Alleine die soeben beschlossene Ausweitung der Kurzarbeit auf 18 Monate ist finanziell gesehen ganz schweres Geschütz …
Das ist so. Aber man muss sehen, dass es hier auch um die Standortqualität der Schweiz geht. In Europa werden die Geldschleusen geöffnet. Die international tätigen Firmen schauen ganz genau hin, wo die Bedingungen auch während einer Krise gut sind. Man muss schliesslich befürchten, dass sich ein solcher Fall wiederholen wird. Die Firmen siedeln sich dort an, wo ihnen und den Mitarbeitenden Sicherheit geboten wird. Die Schweiz kann da nicht hinten anstehen.
Wie steht es um den Zusammenhalt im Gewerbe?
Ich stelle eine grosse Solidarität fest. Viele, die nun keine Beschäftigung mehr haben, weil ihre Firma geschlossen ist, bieten sich an, anderen zu helfen, die wegen der Ausnahmesituation fast in Arbeit ertrinken. Auch die Konsumenten sind solidarisch: Es gibt Beizen, die Gutscheine für 100-Franken-Stangen anbieten, um rasch zu etwas Geld zu kommen. Ich selber werde in meiner Lieblingspizzeria solche Gutscheine kaufen und die Stange genussvoll trinken, sobald die Krise vorbei ist. Solche Aktionen werden wir viele erleben. Ich habe generell die Hoffnung, dass man sich wieder mehr auf die Menschen besinnt, die in der unmittelbaren Umgebung tätig sind. Die Anfälligkeit des globalen Systems wurde jetzt schonungslos offengelegt. Es wird eine Rückbesinnung auf das Lokale und Regionale folgen.
Schlittern wir in eine Rezession?
Das ist zu befürchten. Doch zuerst müssen wir aus der Krise finden.
Wird Arbeitslosigkeit ein Thema? Zuvor war immer von einem Fachkräftemangel die Rede.
Arbeitslosigkeit wird kaum zu verhindern sein. Da die Kurzarbeit auf 18 Monate ausgedehnt wurde, besteht aber die Chance, dass es nicht allzu schlimm wird. Dann sind wir hoffentlich wieder auf dem aufsteigenden Ast.
Die Börsen sind weltweit massiv eingebrochen. Ganz viele Vorsorgegelder sind in Wertpapieren angelegt. Was bedeutet das für unser Alterskapital?

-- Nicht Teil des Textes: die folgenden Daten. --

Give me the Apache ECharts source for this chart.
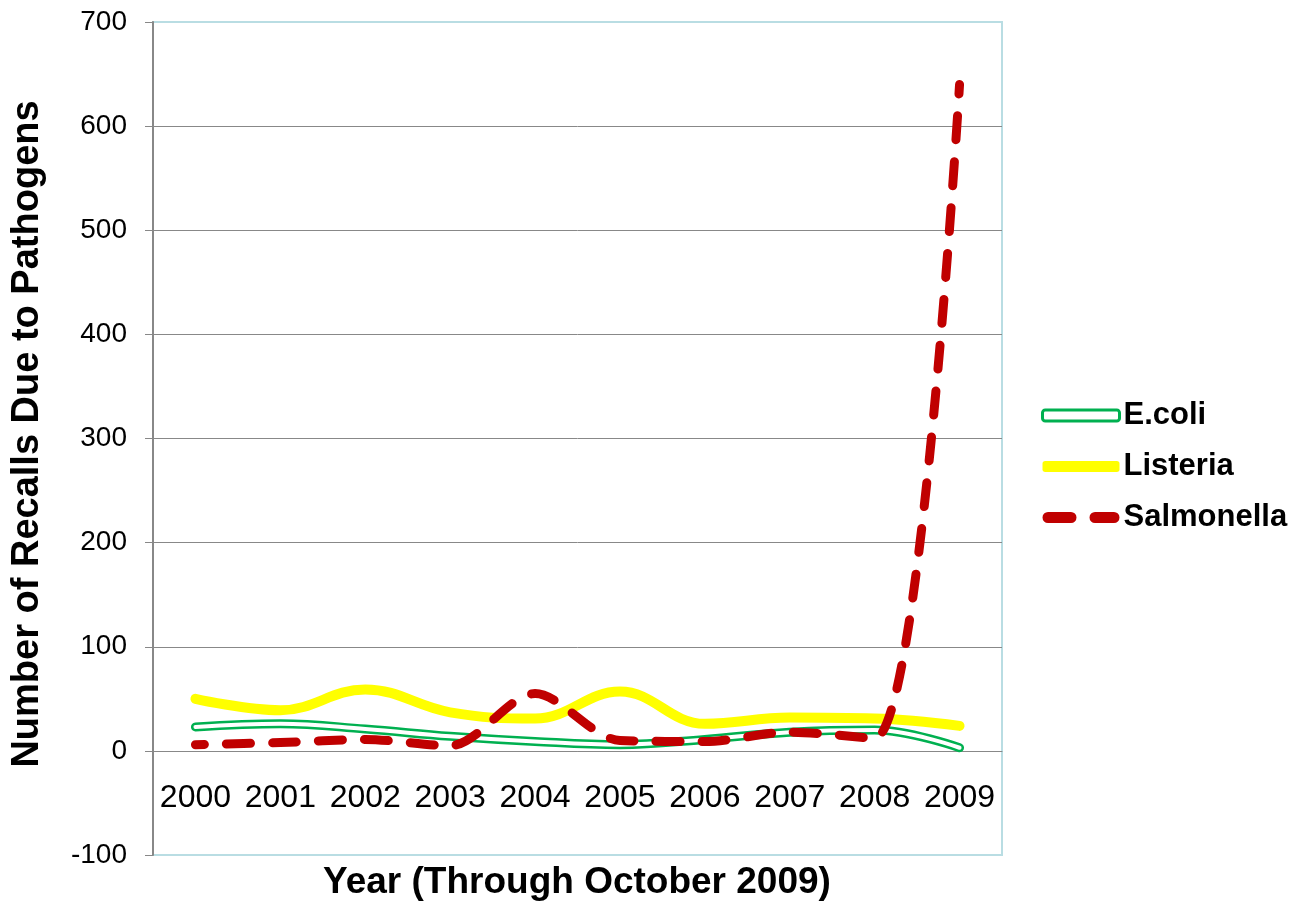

Leider ist Stand heute davon auszugehen, dass wir Ende Jahr ganz schlechte Pensionskassenabschlüsse sehen werden. Die Pensionskasse des Kantons Baselland (BLPK) beispielsweise hat die Vorschrift, zu 90 Prozent ausfinanziert sein zu müssen, sonst braucht es eine Sanierung. Der Landrat wird sich überlegen müssen, wie diese Vorschrift erfüllt werden kann. Bevor die Pensionskasse neuerlich saniert werden muss, müssen die Folgen der Krise bewältigt sein.

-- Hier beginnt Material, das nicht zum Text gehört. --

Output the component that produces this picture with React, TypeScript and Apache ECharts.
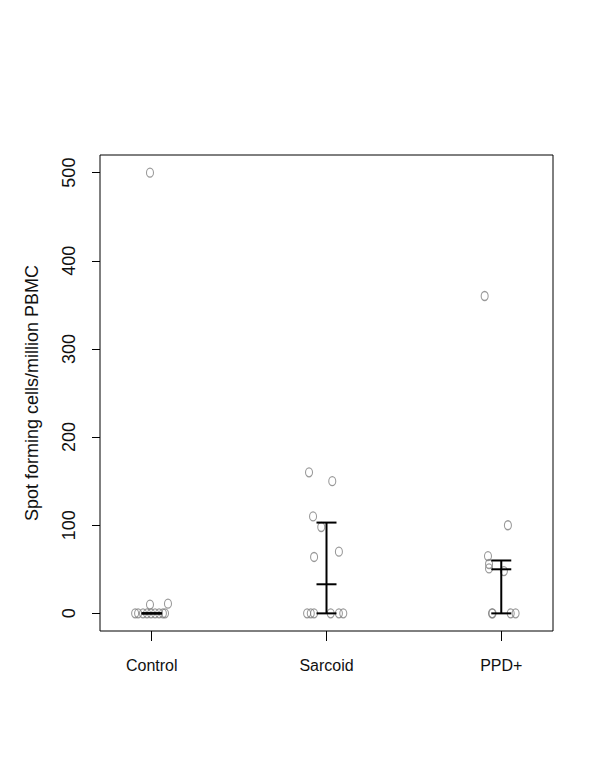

Die Wirtschaftskammer hat eine Informationsoffensive gestartet, um den Unternehmen zu helfen. Was tun Sie sonst noch?
Wir bieten weiterhin Auskünfte darüber an, was möglich ist und was nicht – unter anderem mit unserer Hotline. Bisher waren einige Informationen der Behörden nicht vollständig. Hier springen wir ein. Ansonsten entwickeln wir viele andere Aktivitäten: So geben wir Desinfektionsmittel ab oder beraten Firmen, wie die Arbeitsumgebung angepasst werden kann, damit die Bundesvorgaben eingehalten werden. Wir bekommen ungeheuer viele Anfragen zu solchen Themen, auch Fragen zum Arbeitsrecht gibt es viele. Wir haben ein Netz von Juristen angezapft, damit wir korrekte Auskünfte erteilen können. Im Moment sind wir aber auch daran, auf die Zollbehörden einzuwirken, damit Grenzgänger nicht stundenlang im Stau stehen müssen. Wir haben eine Art Vignette vorgeschlagen, damit es rascher geht.
Sie haben sich am Dienstag am runden Tisch der Wirtschaft mit Finanzdirektor Anton Lauber beteiligt. Wie ist die Stimmung in der Politik?
Das Verständnis für die Situation der Wirtschaft ist da. Allerdings bestand beim Kanton anfänglich die Meinung, dass die Krise vor allem mit Bundesmitteln bewältigt werden könne. Hoffentlich ist es uns Wirtschaftsvertretern gelungen, den Kanton davon zu überzeugen, dass es auch ein Hilfspaket vom Kanton brauchen wird. Und zwar sofort.